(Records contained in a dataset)
= = = = =

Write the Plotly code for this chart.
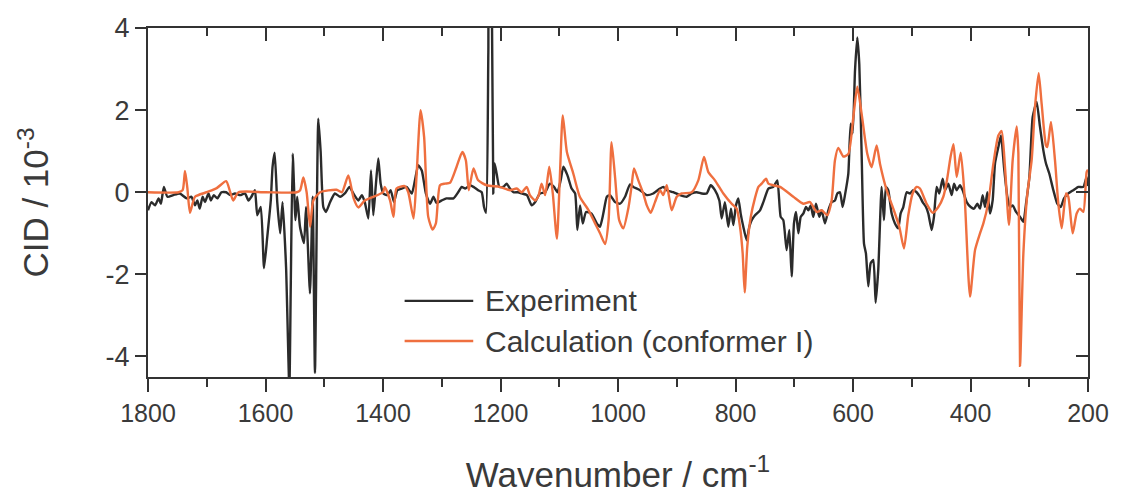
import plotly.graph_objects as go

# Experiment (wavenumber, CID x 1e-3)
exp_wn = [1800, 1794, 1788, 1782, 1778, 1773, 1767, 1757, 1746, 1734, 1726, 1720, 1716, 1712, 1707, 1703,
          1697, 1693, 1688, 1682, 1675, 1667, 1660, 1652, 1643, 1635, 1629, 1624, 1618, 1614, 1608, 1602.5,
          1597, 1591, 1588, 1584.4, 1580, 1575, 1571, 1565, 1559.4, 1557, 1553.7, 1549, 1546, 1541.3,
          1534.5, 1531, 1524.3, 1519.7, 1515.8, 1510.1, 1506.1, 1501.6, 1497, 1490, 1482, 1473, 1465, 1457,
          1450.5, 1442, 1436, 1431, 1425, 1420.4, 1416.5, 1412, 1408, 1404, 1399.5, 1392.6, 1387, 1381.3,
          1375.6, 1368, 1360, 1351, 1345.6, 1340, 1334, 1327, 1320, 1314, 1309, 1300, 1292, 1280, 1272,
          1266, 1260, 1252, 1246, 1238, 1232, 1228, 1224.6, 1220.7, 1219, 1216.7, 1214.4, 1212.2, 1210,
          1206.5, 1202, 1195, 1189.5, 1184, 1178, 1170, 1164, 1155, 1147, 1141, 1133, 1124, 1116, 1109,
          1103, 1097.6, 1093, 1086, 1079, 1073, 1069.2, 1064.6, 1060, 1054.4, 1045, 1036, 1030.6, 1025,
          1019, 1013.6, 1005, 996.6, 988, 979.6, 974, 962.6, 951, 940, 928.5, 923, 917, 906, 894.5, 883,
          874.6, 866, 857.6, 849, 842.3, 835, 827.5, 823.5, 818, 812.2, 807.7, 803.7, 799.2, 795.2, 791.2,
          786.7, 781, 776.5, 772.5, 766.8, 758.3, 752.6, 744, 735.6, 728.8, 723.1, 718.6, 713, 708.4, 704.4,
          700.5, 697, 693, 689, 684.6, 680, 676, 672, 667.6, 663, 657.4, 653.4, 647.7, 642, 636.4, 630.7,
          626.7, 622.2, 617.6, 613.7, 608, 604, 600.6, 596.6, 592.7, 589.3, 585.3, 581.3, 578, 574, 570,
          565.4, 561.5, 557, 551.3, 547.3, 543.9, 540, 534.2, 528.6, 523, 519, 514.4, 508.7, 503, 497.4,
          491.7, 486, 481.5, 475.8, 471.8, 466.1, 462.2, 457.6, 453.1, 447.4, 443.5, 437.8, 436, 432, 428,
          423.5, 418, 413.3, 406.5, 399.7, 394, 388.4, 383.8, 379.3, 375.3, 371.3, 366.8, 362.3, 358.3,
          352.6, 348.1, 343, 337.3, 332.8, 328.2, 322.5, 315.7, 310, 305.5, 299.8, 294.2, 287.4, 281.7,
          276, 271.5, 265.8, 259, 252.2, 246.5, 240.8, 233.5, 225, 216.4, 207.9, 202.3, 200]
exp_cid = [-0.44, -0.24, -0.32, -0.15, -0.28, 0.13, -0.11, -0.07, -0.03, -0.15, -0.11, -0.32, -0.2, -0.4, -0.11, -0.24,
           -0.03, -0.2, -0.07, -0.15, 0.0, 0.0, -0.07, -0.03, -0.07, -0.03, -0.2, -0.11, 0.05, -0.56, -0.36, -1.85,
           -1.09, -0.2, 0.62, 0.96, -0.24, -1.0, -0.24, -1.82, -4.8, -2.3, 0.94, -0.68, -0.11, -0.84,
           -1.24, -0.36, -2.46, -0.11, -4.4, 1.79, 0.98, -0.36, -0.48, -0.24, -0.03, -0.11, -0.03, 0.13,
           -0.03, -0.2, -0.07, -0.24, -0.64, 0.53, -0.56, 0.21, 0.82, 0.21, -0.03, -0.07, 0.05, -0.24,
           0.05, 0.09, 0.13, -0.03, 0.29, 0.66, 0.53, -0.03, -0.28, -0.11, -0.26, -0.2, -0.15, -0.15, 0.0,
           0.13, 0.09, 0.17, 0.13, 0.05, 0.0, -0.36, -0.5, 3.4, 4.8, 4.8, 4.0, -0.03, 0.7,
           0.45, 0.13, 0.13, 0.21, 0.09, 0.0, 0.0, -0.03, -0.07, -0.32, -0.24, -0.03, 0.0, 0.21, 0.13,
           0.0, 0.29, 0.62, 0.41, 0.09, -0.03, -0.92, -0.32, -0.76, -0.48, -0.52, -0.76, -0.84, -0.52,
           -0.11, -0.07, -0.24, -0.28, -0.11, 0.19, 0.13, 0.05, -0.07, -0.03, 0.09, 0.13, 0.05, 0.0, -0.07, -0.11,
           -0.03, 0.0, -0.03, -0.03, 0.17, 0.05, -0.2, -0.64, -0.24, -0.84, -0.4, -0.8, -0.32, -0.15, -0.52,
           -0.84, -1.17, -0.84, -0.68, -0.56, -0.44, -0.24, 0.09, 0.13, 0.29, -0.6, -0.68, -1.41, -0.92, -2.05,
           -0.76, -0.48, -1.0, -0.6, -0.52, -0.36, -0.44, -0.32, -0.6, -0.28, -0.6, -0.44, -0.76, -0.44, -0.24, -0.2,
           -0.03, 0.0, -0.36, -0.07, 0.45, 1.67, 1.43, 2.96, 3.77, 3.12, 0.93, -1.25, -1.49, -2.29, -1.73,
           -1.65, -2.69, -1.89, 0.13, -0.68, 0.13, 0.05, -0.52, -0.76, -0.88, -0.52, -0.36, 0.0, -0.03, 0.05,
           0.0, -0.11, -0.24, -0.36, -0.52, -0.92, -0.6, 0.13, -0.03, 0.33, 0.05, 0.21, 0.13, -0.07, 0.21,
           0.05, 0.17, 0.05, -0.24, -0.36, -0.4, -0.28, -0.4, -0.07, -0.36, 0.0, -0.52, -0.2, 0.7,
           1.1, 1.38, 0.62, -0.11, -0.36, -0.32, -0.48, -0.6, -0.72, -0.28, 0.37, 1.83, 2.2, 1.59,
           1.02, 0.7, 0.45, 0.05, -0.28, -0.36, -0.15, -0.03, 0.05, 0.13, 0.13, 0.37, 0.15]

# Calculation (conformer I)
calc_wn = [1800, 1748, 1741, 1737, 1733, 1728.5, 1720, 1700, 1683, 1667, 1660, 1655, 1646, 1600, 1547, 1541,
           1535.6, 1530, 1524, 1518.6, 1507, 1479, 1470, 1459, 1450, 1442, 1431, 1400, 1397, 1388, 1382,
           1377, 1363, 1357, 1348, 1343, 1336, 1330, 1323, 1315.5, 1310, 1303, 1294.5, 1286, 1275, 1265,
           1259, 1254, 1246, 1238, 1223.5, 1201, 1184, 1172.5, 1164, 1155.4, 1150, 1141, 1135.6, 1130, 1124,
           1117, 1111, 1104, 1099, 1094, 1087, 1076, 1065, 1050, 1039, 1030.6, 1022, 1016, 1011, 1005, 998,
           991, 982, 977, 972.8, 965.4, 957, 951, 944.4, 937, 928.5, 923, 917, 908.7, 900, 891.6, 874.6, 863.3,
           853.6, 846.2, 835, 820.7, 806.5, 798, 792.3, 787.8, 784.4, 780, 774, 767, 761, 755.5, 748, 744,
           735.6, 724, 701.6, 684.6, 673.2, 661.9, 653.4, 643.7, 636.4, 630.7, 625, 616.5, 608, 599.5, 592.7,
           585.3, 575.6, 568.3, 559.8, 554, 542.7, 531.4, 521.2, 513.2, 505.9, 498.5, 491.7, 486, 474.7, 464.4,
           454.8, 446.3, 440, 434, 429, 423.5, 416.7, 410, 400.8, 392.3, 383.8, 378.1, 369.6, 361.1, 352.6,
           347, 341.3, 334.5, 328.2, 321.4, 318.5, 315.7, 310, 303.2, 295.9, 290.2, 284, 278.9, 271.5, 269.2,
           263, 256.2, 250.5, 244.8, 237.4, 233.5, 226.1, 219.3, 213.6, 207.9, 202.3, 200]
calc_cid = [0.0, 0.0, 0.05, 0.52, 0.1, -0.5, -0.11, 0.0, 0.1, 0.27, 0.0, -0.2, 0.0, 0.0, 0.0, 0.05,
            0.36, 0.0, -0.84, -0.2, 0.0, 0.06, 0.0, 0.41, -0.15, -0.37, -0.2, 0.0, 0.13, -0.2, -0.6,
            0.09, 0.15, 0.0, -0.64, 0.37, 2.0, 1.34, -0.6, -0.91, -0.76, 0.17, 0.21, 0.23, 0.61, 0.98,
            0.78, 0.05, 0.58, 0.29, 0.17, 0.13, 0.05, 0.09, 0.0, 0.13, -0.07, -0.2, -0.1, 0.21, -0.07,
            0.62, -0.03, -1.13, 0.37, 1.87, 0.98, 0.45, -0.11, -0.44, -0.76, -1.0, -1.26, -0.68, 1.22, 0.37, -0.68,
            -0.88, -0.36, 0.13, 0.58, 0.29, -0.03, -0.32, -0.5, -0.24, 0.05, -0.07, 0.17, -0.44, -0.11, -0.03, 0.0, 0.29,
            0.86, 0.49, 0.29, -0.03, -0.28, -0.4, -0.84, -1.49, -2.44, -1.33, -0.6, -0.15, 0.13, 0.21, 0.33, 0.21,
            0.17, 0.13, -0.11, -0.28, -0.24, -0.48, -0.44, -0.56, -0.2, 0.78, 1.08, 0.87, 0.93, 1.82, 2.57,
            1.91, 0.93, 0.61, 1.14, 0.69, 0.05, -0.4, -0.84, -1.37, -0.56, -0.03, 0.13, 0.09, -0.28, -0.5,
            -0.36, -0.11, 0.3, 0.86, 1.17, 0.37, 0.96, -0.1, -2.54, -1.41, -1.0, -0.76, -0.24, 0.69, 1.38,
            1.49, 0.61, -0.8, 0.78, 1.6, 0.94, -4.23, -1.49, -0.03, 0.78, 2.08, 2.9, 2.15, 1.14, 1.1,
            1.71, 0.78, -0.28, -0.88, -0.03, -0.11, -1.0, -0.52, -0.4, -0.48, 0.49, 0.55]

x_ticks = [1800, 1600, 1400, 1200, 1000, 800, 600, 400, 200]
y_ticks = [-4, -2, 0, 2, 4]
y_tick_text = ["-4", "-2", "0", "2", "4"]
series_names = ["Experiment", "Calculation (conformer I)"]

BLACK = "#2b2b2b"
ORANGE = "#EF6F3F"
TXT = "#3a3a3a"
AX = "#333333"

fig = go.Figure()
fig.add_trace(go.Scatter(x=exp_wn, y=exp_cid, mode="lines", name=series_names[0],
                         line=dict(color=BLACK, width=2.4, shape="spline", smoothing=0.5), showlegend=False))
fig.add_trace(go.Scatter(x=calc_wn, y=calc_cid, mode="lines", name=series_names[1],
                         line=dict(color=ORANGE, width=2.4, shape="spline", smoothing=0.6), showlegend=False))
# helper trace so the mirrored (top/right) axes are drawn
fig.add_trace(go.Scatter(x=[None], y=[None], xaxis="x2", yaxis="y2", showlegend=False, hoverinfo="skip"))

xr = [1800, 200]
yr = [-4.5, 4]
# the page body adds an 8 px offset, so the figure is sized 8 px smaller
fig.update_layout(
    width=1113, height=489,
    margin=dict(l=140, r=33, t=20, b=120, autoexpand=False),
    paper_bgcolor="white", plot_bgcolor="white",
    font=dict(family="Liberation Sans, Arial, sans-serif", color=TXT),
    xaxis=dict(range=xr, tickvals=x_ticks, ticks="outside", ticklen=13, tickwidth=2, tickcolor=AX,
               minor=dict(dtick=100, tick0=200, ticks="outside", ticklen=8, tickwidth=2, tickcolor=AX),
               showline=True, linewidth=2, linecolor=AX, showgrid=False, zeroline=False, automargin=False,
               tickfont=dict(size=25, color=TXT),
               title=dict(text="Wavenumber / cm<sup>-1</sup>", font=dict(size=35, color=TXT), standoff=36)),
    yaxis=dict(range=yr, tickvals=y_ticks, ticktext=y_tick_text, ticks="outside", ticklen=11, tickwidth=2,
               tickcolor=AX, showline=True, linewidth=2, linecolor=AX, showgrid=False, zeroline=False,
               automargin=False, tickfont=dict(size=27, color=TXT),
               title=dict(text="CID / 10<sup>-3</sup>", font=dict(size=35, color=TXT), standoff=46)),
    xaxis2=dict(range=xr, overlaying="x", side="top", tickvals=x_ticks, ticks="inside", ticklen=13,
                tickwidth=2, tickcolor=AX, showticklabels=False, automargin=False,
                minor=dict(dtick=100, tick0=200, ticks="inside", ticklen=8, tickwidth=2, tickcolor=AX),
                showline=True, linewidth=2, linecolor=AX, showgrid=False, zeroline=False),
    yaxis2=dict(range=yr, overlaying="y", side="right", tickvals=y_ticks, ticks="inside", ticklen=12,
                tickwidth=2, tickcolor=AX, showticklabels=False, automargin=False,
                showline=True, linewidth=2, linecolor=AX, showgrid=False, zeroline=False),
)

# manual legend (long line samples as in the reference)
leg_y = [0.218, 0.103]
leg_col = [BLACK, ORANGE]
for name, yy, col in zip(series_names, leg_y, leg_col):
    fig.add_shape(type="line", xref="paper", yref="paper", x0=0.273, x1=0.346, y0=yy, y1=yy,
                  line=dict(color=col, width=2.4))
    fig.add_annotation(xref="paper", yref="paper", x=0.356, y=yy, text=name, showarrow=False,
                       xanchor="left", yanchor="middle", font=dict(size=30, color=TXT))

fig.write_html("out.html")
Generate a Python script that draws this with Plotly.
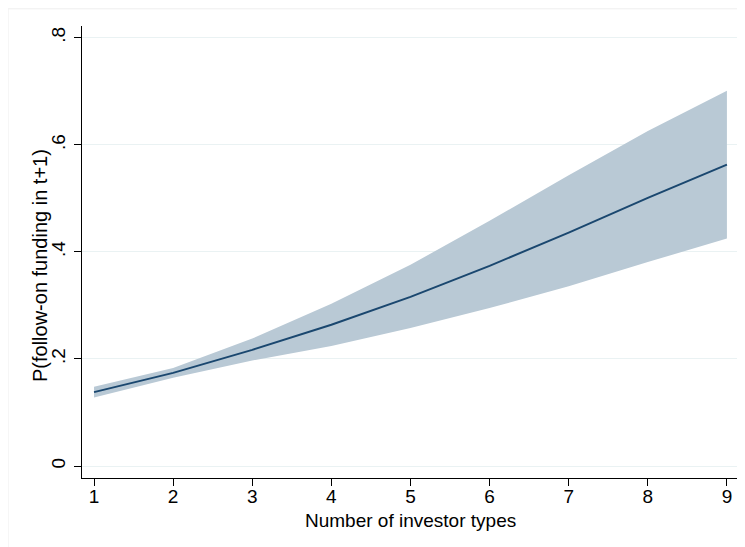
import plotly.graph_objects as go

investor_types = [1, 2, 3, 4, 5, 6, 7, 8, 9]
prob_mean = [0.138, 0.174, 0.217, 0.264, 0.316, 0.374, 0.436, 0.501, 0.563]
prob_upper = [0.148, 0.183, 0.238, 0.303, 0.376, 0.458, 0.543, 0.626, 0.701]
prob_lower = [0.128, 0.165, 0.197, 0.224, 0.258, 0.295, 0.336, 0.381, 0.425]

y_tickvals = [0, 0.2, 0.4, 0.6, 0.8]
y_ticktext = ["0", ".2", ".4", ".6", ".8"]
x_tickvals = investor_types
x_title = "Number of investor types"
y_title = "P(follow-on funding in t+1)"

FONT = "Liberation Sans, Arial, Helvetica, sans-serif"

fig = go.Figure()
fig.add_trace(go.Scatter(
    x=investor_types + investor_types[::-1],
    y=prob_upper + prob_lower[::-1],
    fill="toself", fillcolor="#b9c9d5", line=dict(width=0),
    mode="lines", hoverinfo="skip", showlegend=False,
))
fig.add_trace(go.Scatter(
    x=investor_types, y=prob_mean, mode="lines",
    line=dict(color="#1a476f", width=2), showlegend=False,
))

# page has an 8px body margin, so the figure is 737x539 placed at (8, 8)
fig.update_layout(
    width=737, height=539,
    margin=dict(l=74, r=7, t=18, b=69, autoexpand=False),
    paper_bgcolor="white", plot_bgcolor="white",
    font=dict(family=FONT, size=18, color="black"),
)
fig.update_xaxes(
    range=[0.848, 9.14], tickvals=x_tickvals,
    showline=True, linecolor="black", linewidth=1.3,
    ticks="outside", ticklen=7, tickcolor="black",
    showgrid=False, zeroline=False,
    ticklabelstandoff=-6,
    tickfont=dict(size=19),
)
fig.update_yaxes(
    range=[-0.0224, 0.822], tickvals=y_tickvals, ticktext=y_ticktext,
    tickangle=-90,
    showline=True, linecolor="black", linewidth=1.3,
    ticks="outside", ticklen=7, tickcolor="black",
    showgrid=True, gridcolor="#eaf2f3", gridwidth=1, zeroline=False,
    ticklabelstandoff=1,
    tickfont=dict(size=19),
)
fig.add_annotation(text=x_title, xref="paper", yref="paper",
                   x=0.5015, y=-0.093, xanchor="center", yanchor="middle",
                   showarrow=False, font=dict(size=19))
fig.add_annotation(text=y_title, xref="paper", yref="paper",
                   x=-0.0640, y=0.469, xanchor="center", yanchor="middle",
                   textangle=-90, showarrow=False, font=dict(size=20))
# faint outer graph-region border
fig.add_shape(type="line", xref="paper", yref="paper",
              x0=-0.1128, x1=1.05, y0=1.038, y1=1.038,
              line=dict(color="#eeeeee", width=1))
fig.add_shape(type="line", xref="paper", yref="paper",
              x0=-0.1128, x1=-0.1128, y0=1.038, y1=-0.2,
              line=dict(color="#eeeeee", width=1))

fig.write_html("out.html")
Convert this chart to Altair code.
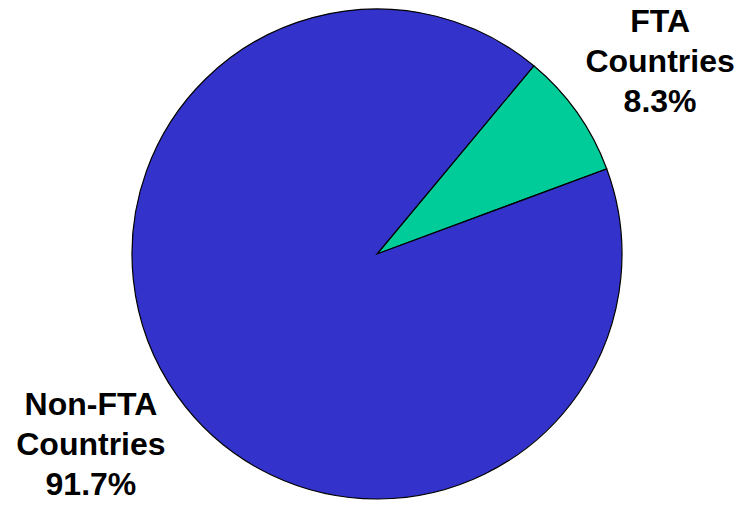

= = = = =

## Given exercise
From the line that has "Generate a Python" through the line that has "0.336, 0.381, 0.425]", reproduce each line exactly as it stands and nothing else; do not include any pictures.

## Written response
Generate a Python script that draws this with Plotly.
import plotly.graph_objects as go

investor_types = [1, 2, 3, 4, 5, 6, 7, 8, 9]
prob_mean = [0.138, 0.174, 0.217, 0.264, 0.316, 0.374, 0.436, 0.501, 0.563]
prob_upper = [0.148, 0.183, 0.238, 0.303, 0.376, 0.458, 0.543, 0.626, 0.701]
prob_lower = [0.128, 0.165, 0.197, 0.224, 0.258, 0.295, 0.336, 0.381, 0.425]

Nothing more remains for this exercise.